Equity digs in on tariff row with Safaricom
What you need to know:
- In a protest, Equity Bank wrote to the Central Bank of Kenya, demanding an intervention by the regulator on the rates that it called “unjustifiable and unconstitutional”.
- In its latest letter, Equity wants Safaricom to carry out a media campaign informing the public about the intended changes.
Equity Bank is digging in on its tariff war with Safaricom over changes to M-Pesa charges for transfers made from bank accounts to the mobile platform.
The two companies have been exchanging letters since Safaricom sent out a notice to banks on its intended review of M-Pesa charges, with Equity protesting the fees review.
In its latest letter, Equity wants Safaricom to carry out a media campaign informing the public about the intended changes.
“We seek your confirmation that you shall within the shortest possible time… take out necessary steps to inform the consumers of your decision to vary the tariff guide either through a public notice in local dallies of nationwide circulation or an equally effective mode of communication,” a letter signed by Equity Group CEO James Mwangi said.
The changes have sparked an uproar among consumers, who took to social media, saying there was a silent fight between Safaricom and Equity.
Consumers and observers argued that Safaricom had increased charges to defend its M-Pesa platform at a time when Equitel had just entered the market and was trying to gain ground.
In a protest, Equity Bank wrote to the Central Bank of Kenya, demanding an intervention by the regulator on the rates that it called “unjustifiable and unconstitutional”.
“Whereas we do not contest the right by Safaricom to vary the prevailing tariffs, we are disturbed by the timing and reasons ascribed to the variation and believe the outcome of the variation is in violation of the law,” said Mr Mwangi in the letter dated August 28 and addressed to the Central Bank.
While responding to Equity’s demands, the telco said: “We are cognizant of the fact that we had implemented the new tariff for banks utilising the additional feature and shall revert back to the previous tariffs effective August 25.”
Safaricom added that it had notified the CBK of the new rates that came about after banks, including Equity, introduced a new menu riding on the M-Pesa platform without informing Safaricom.
INCIDENTS OF FRAUD
The telco attributed the changes to increased cases of fraud and complaints related to erroneous transfers from bank accounts to other M-Pesa accounts apart from the holders.

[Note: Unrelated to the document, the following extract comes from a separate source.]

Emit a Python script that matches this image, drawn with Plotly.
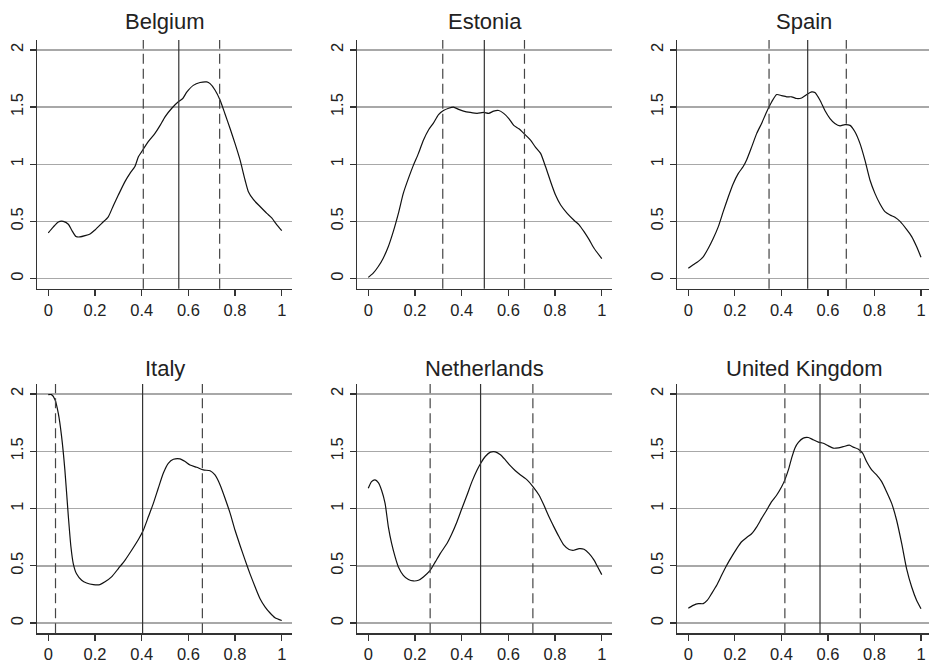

Equity denied knowledge of any incidents of fraud, instead arguing that the telco’s move was an attempt to stifle its mobile money platform, Equitel, which was launched in partnership with Safaricom’s rival Airtel Kenya.
“The move is another barrier placed on our road to giving Kenyans freedom, choice and control,” Mr Mwangi said.
Safaricom also explained that the higher rates would be applicable by December 1 only to banks that had introduced the new menu, which steered clear of M-Pesa charges.